One of the things I love about Senor Lopez is the chips and salsa that is brought out to the table when you sit down. Sure, most Mexican restaurants provide this, but theirs is particularly good. The chips, fried golden brown, are salted and fresh. You get two salsas and something else (I'm not even sure what it is, but it's good!). One mild, kind of garlicy salsa, and one with a kick and a great tomato flavor. Then there is a little container, about the size of a shot glass, filled with a thick oil and pepper flakes. This little concoction is smoky and hot and bursting with flavor. (Senor Lopez triad of salsas in second photo)

We both got the taco lunch, which includes two soft tacos, rice and beans for $3.00. Can you believe it? $3.00! Can I just say something about the beans? These are not the typical refried numbers you get at most places, these are whole beans, slow cooked in a very simple thin broth. Very beany in flavor, these are a little larger pinto beans and they taste delicious with the rice. (Picture 3 - my taco plate that included those incredible beans)

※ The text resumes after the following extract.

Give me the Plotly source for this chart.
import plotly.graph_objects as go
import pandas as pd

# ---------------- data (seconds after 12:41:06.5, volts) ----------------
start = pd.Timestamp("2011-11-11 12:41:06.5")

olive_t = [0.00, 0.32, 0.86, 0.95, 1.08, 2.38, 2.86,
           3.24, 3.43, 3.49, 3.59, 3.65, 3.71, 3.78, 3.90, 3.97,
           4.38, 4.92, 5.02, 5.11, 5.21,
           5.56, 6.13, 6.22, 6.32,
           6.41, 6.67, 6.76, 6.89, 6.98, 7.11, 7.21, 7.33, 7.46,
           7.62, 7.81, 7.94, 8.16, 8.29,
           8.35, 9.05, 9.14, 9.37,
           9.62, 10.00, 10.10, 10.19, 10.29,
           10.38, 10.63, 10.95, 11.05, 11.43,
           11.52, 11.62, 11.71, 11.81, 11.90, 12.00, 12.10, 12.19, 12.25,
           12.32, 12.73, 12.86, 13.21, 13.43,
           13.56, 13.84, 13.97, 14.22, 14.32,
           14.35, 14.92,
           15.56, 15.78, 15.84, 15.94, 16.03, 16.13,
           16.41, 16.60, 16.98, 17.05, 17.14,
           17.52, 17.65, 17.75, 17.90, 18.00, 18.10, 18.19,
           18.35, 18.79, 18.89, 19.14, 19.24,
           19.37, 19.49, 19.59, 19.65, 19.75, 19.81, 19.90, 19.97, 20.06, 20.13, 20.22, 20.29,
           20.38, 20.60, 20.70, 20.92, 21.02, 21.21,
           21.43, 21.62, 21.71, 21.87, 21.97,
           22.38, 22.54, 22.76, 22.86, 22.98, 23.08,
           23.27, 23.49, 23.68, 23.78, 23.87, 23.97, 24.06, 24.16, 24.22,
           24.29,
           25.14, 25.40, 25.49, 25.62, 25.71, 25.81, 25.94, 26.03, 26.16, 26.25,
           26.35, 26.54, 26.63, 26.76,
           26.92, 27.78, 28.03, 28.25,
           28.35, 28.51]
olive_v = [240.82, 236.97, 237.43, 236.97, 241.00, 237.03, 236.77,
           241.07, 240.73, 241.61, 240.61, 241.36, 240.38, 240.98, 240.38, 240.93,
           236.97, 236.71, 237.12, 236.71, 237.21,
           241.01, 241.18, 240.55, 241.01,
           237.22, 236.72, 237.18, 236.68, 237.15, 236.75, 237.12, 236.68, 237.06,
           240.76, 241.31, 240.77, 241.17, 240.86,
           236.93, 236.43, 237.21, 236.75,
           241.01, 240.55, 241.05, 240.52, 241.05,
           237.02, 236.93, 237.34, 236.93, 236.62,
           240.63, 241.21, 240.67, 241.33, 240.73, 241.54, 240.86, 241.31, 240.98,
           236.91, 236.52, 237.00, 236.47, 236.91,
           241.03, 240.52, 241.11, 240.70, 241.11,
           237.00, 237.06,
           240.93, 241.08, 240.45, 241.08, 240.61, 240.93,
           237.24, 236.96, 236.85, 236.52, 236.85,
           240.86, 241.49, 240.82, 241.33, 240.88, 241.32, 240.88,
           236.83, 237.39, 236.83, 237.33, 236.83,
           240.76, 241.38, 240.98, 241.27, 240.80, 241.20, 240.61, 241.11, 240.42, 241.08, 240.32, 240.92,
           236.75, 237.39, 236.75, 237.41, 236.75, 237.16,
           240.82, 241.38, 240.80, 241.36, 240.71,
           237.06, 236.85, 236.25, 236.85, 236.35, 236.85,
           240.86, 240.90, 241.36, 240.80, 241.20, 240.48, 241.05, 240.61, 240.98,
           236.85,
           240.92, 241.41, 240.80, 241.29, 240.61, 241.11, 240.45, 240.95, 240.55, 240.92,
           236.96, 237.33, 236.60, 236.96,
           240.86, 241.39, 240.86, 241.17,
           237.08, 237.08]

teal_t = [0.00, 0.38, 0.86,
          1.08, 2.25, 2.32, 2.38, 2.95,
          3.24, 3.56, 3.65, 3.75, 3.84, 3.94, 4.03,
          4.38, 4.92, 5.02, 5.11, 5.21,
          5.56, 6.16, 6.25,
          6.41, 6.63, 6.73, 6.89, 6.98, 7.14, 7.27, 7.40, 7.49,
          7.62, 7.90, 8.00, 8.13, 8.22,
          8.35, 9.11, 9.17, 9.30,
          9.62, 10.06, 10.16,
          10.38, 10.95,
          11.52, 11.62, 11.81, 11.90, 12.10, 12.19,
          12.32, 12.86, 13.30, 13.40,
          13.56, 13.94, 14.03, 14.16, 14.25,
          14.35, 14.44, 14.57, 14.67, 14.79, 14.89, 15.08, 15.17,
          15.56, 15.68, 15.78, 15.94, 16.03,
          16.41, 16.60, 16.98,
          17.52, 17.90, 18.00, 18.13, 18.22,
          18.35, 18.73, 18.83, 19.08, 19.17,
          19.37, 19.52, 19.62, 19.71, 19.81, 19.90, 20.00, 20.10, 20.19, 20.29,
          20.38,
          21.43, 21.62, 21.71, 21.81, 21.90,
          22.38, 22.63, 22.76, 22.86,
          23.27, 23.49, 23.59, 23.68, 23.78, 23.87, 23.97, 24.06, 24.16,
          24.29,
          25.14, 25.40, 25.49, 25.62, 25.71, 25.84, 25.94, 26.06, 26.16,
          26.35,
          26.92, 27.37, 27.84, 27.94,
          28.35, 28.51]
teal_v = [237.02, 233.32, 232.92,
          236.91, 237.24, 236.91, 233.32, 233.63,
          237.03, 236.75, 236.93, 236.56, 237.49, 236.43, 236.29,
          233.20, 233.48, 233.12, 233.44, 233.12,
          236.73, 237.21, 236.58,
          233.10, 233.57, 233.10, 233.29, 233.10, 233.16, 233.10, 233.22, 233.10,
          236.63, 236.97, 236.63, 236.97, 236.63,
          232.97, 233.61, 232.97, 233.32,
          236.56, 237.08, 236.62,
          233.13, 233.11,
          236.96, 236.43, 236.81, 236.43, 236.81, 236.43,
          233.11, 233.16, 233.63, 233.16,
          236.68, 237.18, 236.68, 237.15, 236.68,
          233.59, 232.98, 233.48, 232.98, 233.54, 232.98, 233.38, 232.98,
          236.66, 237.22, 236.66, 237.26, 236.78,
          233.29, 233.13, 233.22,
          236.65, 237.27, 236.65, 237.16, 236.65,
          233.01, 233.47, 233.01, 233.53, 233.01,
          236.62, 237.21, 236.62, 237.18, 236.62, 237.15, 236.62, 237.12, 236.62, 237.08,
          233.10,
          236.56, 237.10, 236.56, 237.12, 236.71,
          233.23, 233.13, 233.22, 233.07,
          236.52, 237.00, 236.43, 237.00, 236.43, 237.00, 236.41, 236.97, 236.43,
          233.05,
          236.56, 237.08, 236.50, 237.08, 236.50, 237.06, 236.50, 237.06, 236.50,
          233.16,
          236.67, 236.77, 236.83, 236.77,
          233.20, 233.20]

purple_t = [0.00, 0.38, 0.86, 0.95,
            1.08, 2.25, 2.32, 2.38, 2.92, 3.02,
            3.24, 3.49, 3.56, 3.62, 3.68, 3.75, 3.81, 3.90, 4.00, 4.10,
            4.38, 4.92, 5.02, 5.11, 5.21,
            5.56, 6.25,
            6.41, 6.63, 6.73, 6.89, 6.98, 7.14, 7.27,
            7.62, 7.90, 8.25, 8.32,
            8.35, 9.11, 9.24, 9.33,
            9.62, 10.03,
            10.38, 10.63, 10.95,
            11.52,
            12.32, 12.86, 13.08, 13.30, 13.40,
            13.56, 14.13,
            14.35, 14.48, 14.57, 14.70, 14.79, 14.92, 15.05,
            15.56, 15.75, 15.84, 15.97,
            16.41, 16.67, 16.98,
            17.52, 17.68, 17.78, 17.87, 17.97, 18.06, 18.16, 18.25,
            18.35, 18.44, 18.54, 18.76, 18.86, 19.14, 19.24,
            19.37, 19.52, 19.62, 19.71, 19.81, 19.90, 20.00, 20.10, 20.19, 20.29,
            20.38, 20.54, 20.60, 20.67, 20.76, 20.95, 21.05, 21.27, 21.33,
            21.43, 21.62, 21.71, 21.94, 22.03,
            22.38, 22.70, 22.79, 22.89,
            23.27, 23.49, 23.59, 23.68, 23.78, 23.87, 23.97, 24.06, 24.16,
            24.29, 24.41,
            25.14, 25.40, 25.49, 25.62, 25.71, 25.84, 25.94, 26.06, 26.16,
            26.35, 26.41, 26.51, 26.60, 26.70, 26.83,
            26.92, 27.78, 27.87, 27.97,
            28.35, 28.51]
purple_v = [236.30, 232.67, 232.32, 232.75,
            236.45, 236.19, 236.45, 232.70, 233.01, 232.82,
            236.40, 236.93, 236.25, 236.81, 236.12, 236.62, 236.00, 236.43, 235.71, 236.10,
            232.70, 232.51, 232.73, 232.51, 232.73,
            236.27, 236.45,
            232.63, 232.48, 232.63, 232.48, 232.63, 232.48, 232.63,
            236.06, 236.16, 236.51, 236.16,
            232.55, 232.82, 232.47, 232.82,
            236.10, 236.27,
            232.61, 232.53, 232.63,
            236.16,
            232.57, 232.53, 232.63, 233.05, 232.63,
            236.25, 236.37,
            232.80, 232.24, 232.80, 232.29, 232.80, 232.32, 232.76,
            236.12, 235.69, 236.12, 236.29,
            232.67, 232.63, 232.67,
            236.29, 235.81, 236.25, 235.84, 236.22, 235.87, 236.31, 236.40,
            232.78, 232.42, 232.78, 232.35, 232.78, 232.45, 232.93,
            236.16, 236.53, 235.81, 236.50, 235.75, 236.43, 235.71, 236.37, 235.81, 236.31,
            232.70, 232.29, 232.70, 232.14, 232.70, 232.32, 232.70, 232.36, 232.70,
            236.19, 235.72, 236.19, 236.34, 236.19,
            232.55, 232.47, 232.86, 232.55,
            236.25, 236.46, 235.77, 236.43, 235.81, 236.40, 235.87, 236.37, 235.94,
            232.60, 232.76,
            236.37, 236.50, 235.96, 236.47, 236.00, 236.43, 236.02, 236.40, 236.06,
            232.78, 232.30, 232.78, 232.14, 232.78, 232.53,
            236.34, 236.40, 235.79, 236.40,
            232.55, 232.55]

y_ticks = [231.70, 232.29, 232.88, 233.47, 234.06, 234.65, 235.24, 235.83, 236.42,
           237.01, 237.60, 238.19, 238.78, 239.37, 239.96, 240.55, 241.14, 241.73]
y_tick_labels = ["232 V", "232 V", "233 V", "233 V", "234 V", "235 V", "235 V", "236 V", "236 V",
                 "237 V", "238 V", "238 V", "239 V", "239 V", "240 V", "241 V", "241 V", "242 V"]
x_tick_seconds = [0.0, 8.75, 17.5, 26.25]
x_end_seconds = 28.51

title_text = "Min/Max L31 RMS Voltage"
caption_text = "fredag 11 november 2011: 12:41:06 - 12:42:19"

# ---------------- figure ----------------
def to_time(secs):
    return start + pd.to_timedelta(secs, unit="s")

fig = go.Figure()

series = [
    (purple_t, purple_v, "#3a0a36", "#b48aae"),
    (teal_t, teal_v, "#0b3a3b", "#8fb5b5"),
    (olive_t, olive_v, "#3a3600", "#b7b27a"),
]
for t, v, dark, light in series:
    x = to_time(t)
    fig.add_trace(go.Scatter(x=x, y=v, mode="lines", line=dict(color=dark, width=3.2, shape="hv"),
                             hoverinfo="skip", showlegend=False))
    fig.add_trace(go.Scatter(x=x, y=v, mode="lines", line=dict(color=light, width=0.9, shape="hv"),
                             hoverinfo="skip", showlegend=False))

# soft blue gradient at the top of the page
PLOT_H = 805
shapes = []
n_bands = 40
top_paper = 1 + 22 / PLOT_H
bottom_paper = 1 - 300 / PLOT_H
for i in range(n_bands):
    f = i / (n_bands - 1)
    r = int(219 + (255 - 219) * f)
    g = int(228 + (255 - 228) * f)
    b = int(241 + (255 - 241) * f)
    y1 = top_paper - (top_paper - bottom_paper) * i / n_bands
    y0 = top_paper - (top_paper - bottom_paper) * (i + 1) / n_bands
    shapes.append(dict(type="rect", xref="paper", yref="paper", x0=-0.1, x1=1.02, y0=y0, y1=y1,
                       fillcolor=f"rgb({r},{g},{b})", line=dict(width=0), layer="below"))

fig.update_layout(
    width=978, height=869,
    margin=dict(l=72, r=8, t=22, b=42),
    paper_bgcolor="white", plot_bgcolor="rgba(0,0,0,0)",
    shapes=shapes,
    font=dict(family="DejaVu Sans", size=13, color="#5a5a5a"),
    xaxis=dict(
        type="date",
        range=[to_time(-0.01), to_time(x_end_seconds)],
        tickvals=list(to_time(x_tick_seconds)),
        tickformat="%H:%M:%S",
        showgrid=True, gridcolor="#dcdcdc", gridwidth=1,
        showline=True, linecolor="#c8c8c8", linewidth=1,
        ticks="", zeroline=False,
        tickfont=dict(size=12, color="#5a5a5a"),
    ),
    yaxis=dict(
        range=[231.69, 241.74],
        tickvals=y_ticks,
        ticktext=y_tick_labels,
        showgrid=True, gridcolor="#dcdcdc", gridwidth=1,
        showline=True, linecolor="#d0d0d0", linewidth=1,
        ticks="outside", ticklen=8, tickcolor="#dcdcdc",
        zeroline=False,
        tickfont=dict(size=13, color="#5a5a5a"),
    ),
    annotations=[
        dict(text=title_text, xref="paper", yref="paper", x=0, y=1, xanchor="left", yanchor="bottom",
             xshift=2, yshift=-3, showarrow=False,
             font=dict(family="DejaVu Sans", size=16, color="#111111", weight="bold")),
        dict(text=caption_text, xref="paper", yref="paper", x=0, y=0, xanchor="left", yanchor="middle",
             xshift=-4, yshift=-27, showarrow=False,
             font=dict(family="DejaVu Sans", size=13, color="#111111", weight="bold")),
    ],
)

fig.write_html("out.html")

You can pick the kind of two tacos you want with your lunch, and even add one or two more on the plate if you like (that's what we did - they are $1.25 each ala carte). Between the two of us we had the Al Pastor (pork), Carne Asada (beef), Chorizo and egg and Cochinita Pibil (pork) tacos. All of them different, all delicious. They are put on small tortillas (they actually double the tortillas up so these tacos are good and sturdy!) and top each with chopped onion and cilantro. Simple. Authentic. Yummy. (Ralph holding up his plate and telling me to hurry up and snap the damn photo so he can eat!)